Starting with the first line of the listing, quote each line exactly until and including the one with "ax = fig.add_axes([0.0728, 0.0924, 0.942, 0.8656])", leaving pictures out.

------ Records for this exercise ------

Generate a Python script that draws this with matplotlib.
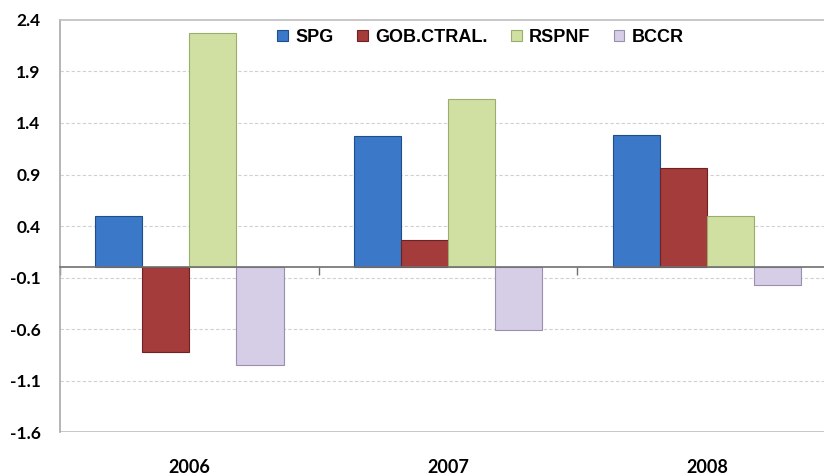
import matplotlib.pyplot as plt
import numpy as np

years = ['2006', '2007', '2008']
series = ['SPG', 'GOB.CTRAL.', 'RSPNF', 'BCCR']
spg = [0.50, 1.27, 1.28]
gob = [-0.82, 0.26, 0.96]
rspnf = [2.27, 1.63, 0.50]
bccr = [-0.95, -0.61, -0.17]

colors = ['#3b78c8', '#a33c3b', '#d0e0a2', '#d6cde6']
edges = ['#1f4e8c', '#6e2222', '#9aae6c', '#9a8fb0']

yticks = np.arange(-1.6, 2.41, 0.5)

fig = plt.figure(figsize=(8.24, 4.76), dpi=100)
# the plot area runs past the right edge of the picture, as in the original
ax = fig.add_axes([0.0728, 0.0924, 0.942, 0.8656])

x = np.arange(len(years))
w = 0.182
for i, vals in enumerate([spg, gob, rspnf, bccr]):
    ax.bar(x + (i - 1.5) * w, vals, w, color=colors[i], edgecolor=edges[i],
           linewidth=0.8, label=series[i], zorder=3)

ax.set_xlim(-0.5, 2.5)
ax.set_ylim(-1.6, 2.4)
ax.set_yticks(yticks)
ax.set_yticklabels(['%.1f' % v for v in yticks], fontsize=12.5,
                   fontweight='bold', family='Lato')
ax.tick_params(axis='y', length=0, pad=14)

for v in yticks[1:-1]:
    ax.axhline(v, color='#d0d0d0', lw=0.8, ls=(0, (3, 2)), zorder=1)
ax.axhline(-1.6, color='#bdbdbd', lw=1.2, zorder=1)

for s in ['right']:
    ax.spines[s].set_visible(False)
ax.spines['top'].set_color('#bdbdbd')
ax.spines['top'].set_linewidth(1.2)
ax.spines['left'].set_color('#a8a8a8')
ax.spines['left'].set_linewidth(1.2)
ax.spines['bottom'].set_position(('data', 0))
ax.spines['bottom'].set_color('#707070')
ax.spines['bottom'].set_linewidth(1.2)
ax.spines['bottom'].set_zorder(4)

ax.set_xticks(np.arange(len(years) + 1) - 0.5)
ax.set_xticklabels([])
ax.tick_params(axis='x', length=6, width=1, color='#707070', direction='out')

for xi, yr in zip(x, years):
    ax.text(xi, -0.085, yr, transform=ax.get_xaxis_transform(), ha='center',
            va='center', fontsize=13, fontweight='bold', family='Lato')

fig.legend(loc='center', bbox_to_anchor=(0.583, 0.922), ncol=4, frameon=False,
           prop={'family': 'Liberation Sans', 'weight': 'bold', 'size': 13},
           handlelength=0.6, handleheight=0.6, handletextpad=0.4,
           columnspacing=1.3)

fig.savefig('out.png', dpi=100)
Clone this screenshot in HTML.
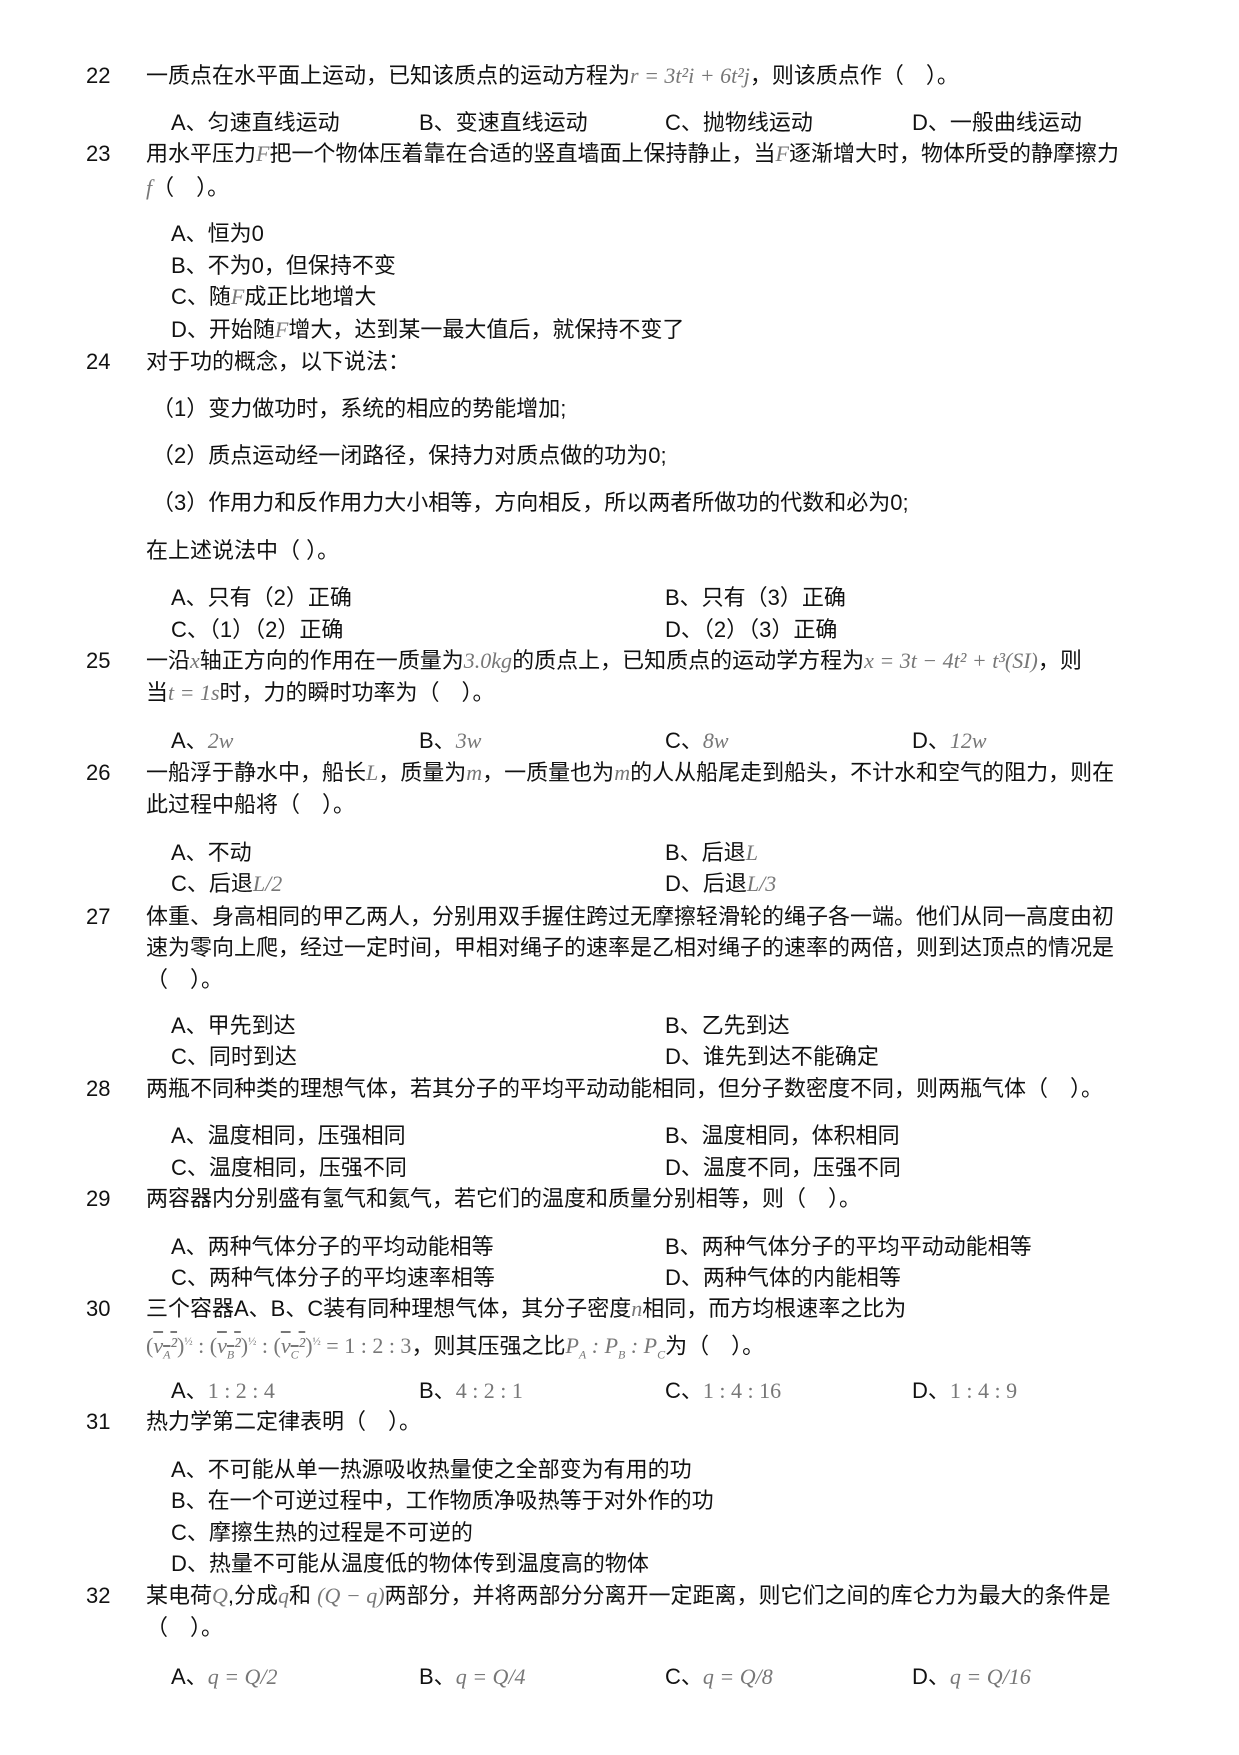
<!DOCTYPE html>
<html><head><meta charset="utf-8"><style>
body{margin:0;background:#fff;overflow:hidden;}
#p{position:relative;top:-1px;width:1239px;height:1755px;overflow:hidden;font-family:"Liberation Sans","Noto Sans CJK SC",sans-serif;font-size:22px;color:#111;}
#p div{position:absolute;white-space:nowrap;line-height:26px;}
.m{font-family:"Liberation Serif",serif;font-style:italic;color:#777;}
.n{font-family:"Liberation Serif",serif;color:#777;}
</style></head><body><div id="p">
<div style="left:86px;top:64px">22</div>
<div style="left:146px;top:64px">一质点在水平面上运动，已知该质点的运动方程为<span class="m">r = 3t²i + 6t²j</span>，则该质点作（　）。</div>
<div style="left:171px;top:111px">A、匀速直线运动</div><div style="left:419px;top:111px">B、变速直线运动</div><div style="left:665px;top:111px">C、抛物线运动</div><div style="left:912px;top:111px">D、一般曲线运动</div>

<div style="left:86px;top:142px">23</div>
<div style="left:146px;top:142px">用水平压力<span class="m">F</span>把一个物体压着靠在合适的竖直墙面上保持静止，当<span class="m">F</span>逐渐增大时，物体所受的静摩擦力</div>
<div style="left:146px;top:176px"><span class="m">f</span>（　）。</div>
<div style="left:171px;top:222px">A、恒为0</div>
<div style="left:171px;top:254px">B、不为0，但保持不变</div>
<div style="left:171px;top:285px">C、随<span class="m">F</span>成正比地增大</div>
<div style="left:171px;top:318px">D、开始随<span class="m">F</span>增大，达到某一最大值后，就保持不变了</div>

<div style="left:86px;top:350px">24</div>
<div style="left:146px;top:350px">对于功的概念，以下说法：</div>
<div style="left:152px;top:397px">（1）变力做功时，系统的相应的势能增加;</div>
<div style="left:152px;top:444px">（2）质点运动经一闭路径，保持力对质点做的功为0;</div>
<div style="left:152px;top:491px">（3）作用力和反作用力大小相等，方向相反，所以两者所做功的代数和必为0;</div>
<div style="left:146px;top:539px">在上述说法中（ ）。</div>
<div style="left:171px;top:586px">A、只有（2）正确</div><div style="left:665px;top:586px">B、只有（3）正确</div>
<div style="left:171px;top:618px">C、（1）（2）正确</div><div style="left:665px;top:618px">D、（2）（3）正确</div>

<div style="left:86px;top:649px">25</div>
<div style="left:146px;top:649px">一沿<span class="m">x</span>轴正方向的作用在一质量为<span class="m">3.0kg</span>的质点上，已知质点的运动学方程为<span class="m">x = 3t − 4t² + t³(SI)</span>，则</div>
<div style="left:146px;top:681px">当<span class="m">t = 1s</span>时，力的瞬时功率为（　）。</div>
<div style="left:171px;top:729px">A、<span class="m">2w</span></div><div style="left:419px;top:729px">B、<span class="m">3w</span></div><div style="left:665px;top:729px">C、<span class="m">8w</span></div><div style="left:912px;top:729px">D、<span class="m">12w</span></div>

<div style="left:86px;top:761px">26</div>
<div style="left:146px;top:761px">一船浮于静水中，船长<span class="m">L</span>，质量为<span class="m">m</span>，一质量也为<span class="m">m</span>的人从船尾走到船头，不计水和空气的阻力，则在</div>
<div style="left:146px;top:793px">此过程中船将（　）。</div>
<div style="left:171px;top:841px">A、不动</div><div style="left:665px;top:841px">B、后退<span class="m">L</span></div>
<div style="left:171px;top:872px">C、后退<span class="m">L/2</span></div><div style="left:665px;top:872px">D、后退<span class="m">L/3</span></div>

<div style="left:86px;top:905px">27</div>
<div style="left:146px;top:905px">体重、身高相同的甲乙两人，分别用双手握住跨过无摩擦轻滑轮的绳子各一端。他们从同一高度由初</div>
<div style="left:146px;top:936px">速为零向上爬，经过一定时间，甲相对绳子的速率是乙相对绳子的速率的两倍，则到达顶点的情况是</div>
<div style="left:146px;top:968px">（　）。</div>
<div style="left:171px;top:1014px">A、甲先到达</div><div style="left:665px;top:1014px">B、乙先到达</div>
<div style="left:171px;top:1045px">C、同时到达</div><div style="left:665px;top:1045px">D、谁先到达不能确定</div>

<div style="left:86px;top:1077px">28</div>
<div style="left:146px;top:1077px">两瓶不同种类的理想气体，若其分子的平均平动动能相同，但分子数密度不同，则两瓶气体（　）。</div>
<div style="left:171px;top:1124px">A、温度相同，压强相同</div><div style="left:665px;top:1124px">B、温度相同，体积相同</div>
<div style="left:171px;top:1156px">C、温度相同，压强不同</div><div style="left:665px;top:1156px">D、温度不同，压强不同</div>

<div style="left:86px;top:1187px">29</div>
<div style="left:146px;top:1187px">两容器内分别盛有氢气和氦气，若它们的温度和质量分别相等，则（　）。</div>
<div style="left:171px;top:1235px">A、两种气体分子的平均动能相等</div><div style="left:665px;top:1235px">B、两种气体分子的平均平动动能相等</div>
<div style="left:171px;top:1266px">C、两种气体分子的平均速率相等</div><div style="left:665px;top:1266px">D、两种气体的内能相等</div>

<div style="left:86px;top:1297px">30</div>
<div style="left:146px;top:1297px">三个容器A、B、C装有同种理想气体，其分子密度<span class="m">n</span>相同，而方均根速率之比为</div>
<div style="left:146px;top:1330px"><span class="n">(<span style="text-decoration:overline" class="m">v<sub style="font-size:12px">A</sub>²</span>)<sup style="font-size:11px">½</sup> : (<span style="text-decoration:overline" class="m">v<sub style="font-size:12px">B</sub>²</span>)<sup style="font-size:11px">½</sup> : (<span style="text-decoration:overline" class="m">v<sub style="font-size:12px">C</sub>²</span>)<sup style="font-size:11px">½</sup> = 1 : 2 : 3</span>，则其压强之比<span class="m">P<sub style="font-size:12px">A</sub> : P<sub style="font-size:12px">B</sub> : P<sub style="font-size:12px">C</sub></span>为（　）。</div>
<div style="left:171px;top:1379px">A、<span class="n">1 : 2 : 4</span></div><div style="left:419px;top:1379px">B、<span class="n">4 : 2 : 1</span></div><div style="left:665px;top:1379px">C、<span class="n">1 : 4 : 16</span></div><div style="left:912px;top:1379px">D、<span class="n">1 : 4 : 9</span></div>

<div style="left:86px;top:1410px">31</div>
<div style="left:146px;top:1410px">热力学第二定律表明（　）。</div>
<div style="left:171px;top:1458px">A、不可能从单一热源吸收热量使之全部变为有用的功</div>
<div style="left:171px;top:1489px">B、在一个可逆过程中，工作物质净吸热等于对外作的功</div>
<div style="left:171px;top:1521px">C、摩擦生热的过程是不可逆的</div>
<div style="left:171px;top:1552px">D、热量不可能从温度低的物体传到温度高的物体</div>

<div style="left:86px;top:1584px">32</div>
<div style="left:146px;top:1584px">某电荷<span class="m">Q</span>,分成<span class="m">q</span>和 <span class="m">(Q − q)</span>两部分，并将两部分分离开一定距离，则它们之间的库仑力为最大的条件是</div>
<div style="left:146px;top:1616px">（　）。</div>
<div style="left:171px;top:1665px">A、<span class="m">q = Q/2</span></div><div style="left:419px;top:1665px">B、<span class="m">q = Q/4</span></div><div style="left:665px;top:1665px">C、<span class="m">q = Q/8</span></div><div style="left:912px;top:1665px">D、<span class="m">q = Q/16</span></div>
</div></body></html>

------

→ **Answer to the problem**
Generate a Python script that draws this with matplotlib.
import matplotlib.pyplot as plt
import numpy as np

years = ['2006', '2007', '2008']
series = ['SPG', 'GOB.CTRAL.', 'RSPNF', 'BCCR']
spg = [0.50, 1.27, 1.28]
gob = [-0.82, 0.26, 0.96]
rspnf = [2.27, 1.63, 0.50]
bccr = [-0.95, -0.61, -0.17]

colors = ['#3b78c8', '#a33c3b', '#d0e0a2', '#d6cde6']
edges = ['#1f4e8c', '#6e2222', '#9aae6c', '#9a8fb0']

yticks = np.arange(-1.6, 2.41, 0.5)

fig = plt.figure(figsize=(8.24, 4.76), dpi=100)
# the plot area runs past the right edge of the picture, as in the original
ax = fig.add_axes([0.0728, 0.0924, 0.942, 0.8656])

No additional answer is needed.